Personal information
- Full name: Nouridine Garba Issaka
- Nationality: Nigerien
- Born: 28 October 2005 (age 20)

Medal record
Men's taekwondo
Representing Niger
African Games
| Gold medal – first place | 2023 Accra | 58 kg |
African Championships
| Gold medal – first place | 2023 Abidjan | 58 kg |
World Junior Championships
| Bronze medal – third place | 2022 Sofia | 55 kg |
Islamic Solidarity Games
| Bronze medal – third place | 2021 Konya | 58 kg |

= Nouridine Issaka =

Nigerien taekwondo athlete

Nouridine Garba Issaka (born 28 October 2005) is a taekwondo athlete from Niger. He won a gold medal at the 2023 All Africa Games and a gold medal at the 2023 African Taekwondo Championships.

==Career==
He competed at the Islamic Solidarity Games and won bronze in the Men's 58 kg in Konya, Turkey.

In 2022 in Sofia, Bulgaria, he won bronze in the -55kg category at the 2022 World Taekwondo Junior Championships.

He reached the quarter finals at the 2023 World Taekwondo Championships in the Men's flyweight category in Baku.

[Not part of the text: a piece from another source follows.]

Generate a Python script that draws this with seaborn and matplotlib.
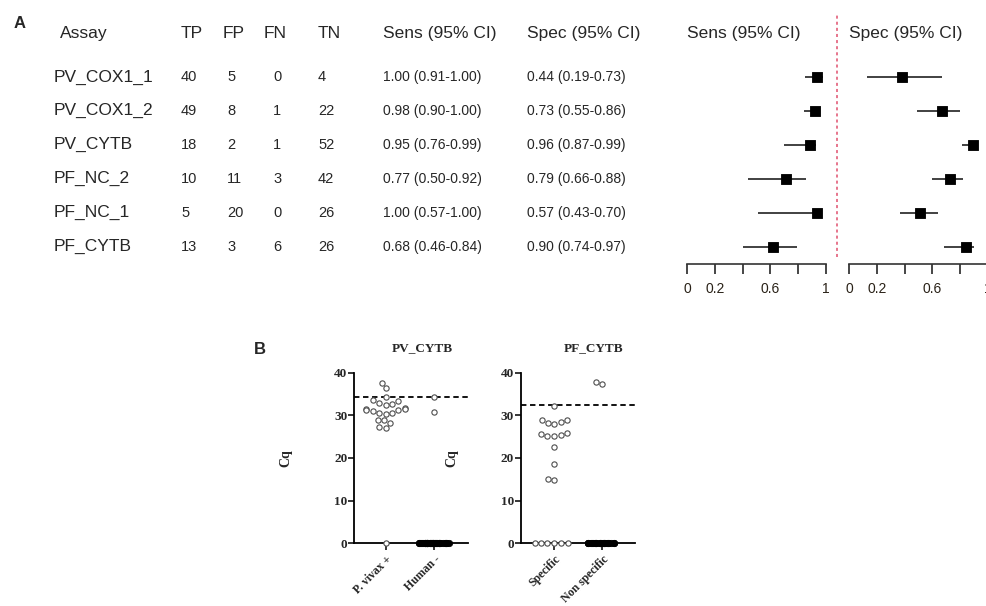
import numpy as np
import pandas as pd
import matplotlib.pyplot as plt
import seaborn as sns

# ---- panel A: table values
assays = ["PV_COX1_1", "PV_COX1_2", "PV_CYTB", "PF_NC_2", "PF_NC_1", "PF_CYTB"]
tp = [40, 49, 18, 10, 5, 13]
fp = [5, 8, 2, 11, 20, 3]
fn = [0, 1, 1, 3, 0, 6]
tn = [4, 22, 52, 42, 26, 26]
sens = [1.00, 0.98, 0.95, 0.77, 1.00, 0.68]
sens_lo = [0.91, 0.90, 0.76, 0.50, 0.57, 0.46]
sens_hi = [1.00, 1.00, 0.99, 0.92, 1.00, 0.84]
spec = [0.44, 0.73, 0.96, 0.79, 0.57, 0.90]
spec_lo = [0.19, 0.55, 0.87, 0.66, 0.43, 0.74]
spec_hi = [0.73, 0.86, 0.99, 0.88, 0.70, 0.97]

# forest plot marks as they sit on the drawn axes
sens_pt = [0.94, 0.92, 0.89, 0.71, 0.94, 0.62]
sens_pt_lo = [0.85, 0.84, 0.70, 0.44, 0.51, 0.40]
sens_pt_hi = [0.98, 0.96, 0.93, 0.86, 0.97, 0.79]
spec_pt = [0.38, 0.67, 0.89, 0.73, 0.51, 0.84]
spec_pt_lo = [0.13, 0.49, 0.81, 0.60, 0.37, 0.68]
spec_pt_hi = [0.67, 0.80, 0.93, 0.82, 0.64, 0.90]
forest_ticks = [0, 0.2, 0.4, 0.6, 0.8, 1]
forest_ticklabels = ["0", "0.2", "", "0.6", "", "1"]

# ---- panel B: Cq values
pv_groups = ["P. vivax +", "Human -"]
pv_pos = [37.6, 36.3, 34.4, 33.6, 33.3, 32.9, 32.6, 32.4, 31.7, 31.5, 31.4, 31.3,
          31.2, 31.1, 30.6, 30.5, 30.4, 29.0, 28.8, 28.1, 27.2, 27.0, 0.0]
pv_neg = [34.3, 30.7]
pv_neg_zeros = 52
pv_cutoff = 34.3

pf_groups = ["Specific", "Non specific"]
pf_spec = [32.2, 29.0, 28.8, 28.5, 28.3, 28.0, 25.9, 25.7, 25.4, 25.2, 25.2,
           22.6, 18.6, 15.0, 14.8, 0.0, 0.0, 0.0, 0.0, 0.0, 0.0]
pf_non = [37.9, 37.4]
pf_non_zeros = 27
pf_cutoff = 32.5

sns.set_style("white")
plt.rcParams["font.family"] = ["Liberation Sans", "DejaVu Sans"]
SERIF = ["Liberation Serif", "DejaVu Serif"]

W, H = 987, 606
fig = plt.figure(figsize=(W / 100, H / 100), dpi=100)


def px_rect(l, t, r, b):
    return [l / W, 1 - b / H, (r - l) / W, (b - t) / H]


YLIM = (5.525, -1.829)
HEAD_Y = -1.29
rows = np.arange(len(assays))

# ---- table
ax_tab = fig.add_axes(px_rect(0, 15, 680, 264.3))
ax_tab.set_xlim(0, 680)
ax_tab.set_ylim(*YLIM)
ax_tab.axis("off")
heads = [("Assay", 60), ("TP", 181), ("FP", 223), ("FN", 264), ("TN", 318),
         ("Sens (95% CI)", 383), ("Spec (95% CI)", 527)]
for txt, x in heads:
    ax_tab.text(x, HEAD_Y, txt, fontsize=12.5, va="center", ha="left")
for i in rows:
    ax_tab.text(54, i, assays[i], fontsize=12.5, va="center")
    ax_tab.text(181, i, str(tp[i]), fontsize=10.5, va="center")
    ax_tab.text(227, i, str(fp[i]), fontsize=10.5, va="center")
    ax_tab.text(273, i, str(fn[i]), fontsize=10.5, va="center")
    ax_tab.text(318, i, str(tn[i]), fontsize=10.5, va="center")
    ax_tab.text(383, i, f"{sens[i]:.2f} ({sens_lo[i]:.2f}-{sens_hi[i]:.2f})",
                fontsize=10, va="center")
    ax_tab.text(527, i, f"{spec[i]:.2f} ({spec_lo[i]:.2f}-{spec_hi[i]:.2f})",
                fontsize=10, va="center")

# ---- forest plots
ax_sens = fig.add_axes(px_rect(687.3, 15, 825.7, 264.3))
ax_spec = fig.add_axes(px_rect(849, 15, 988, 264.3))
for ax, pt, lo, hi, title in [(ax_sens, sens_pt, sens_pt_lo, sens_pt_hi, "Sens (95% CI)"),
                              (ax_spec, spec_pt, spec_pt_lo, spec_pt_hi, "Spec (95% CI)")]:
    ax.hlines(rows, lo, hi, color="#333333", lw=1.3, clip_on=False)
    sns.scatterplot(x=pt, y=rows, marker="s", s=60, color="black",
                    edgecolor="black", ax=ax, clip_on=False, zorder=3)
    ax.set_xlim(0, 1)
    ax.set_ylim(*YLIM)
    ax.set_yticks([])
    ax.set_xticks(forest_ticks)
    ax.set_xticklabels(forest_ticklabels)
    ax.tick_params(axis="x", direction="out", length=7, width=1.2, pad=6,
                   labelsize=10, labelcolor="#2a2218", bottom=True)
    for s in ["top", "right", "left"]:
        ax.spines[s].set_visible(False)
    ax.spines["bottom"].set_linewidth(1.2)
    ax.spines["bottom"].set_color("#333333")
    ax.text(0, HEAD_Y, title, fontsize=12.5, va="center", ha="left")
    ax.set_facecolor("none")
ax_sens.axvline(1.08, ymin=0.03, ymax=1.0, color="#e0506e", lw=1.1,
                ls=(0, (2, 2)), clip_on=False)


# ---- panel B strip plots
def strip(ax, groups, pos, neg, neg_zeros, cutoff, title, xlim, title_x):
    df = pd.DataFrame({
        "group": [groups[0]] * len(pos) + [groups[1]] * len(neg),
        "cq": pos + neg,
    })
    sns.swarmplot(data=df, x="group", y="cq", order=groups, color="white",
                  size=3.8, edgecolor="#4d4d4d", linewidth=0.8, ax=ax,
                  warn_thresh=1)
    # the many negative samples at Cq 0 pile up into a solid bar
    np.random.seed(3)
    sns.stripplot(x=[groups[1]] * neg_zeros, y=[0.0] * neg_zeros, order=groups,
                  jitter=0.32, color="black", size=4.6, edgecolor="black",
                  linewidth=0.5, ax=ax)
    for c in ax.collections:
        c.set_clip_on(False)
        c.set_zorder(4)
    ax.axhline(cutoff, color="black", lw=1.3, ls=(0, (3, 2)), zorder=2)
    ax.set_ylim(0, 40)
    ax.set_xlim(*xlim)
    ax.set_yticks([0, 10, 20, 30, 40])
    ax.set_xticks([0, 1])
    ax.set_xticklabels(groups, rotation=45, ha="right", rotation_mode="anchor",
                       fontsize=8.5, fontweight="bold", family=SERIF)
    for lab in ax.get_yticklabels():
        lab.set_family(SERIF)
        lab.set_fontweight("bold")
    ax.tick_params(axis="y", direction="out", length=4, width=1.3, labelsize=9.5,
                   pad=1, left=True)
    ax.tick_params(axis="x", direction="out", length=5, width=1.3, pad=2, bottom=True)
    sns.despine(ax=ax)
    for s in ["left", "bottom"]:
        ax.spines[s].set_linewidth(1.3)
        ax.spines[s].set_color("black")
    ax.set_xlabel("")
    ax.set_ylabel("Cq", fontsize=10, fontweight="bold", family=SERIF)
    ax.yaxis.set_label_coords(-0.55, 0.5)
    ax.text(title_x, 1.143, title, transform=ax.transAxes, ha="center", va="center",
            fontsize=9.5, fontweight="bold", family=SERIF)
    ax.set_facecolor("none")


ax_pv = fig.add_axes(px_rect(354.3, 372.7, 467.7, 543.3))
ax_pf = fig.add_axes(px_rect(521, 372.7, 635, 543.3))
strip(ax_pv, pv_groups, pv_pos, pv_neg, pv_neg_zeros, pv_cutoff, "PV_CYTB",
      (-0.65, 1.70), 0.6)
strip(ax_pf, pf_groups, pf_spec, pf_non, pf_non_zeros, pf_cutoff, "PF_CYTB",
      (-0.69, 1.68), 0.64)

fig.text(14 / W, 1 - 24 / H, "A", fontsize=12, fontweight="bold", va="center")
fig.text(254 / W, 1 - 349 / H, "B", fontsize=12, fontweight="bold", va="center")

fig.savefig("out.png", dpi=100, facecolor="white")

In November 2023, at the age of 18 years-old, he won gold in the 58kg at the African Taekwondo Championships, held in Abidjan, Ivory Coast.

He won a gold medal in the -58kg category in March 2024 at the delayed 2023 African Games in Accra, Ghana.

He competed in the −58 kg category at the 2024 African Taekwondo Olympic Qualification Tournament in Dakar, Senegal and qualified for the 2024 Paris Olympics.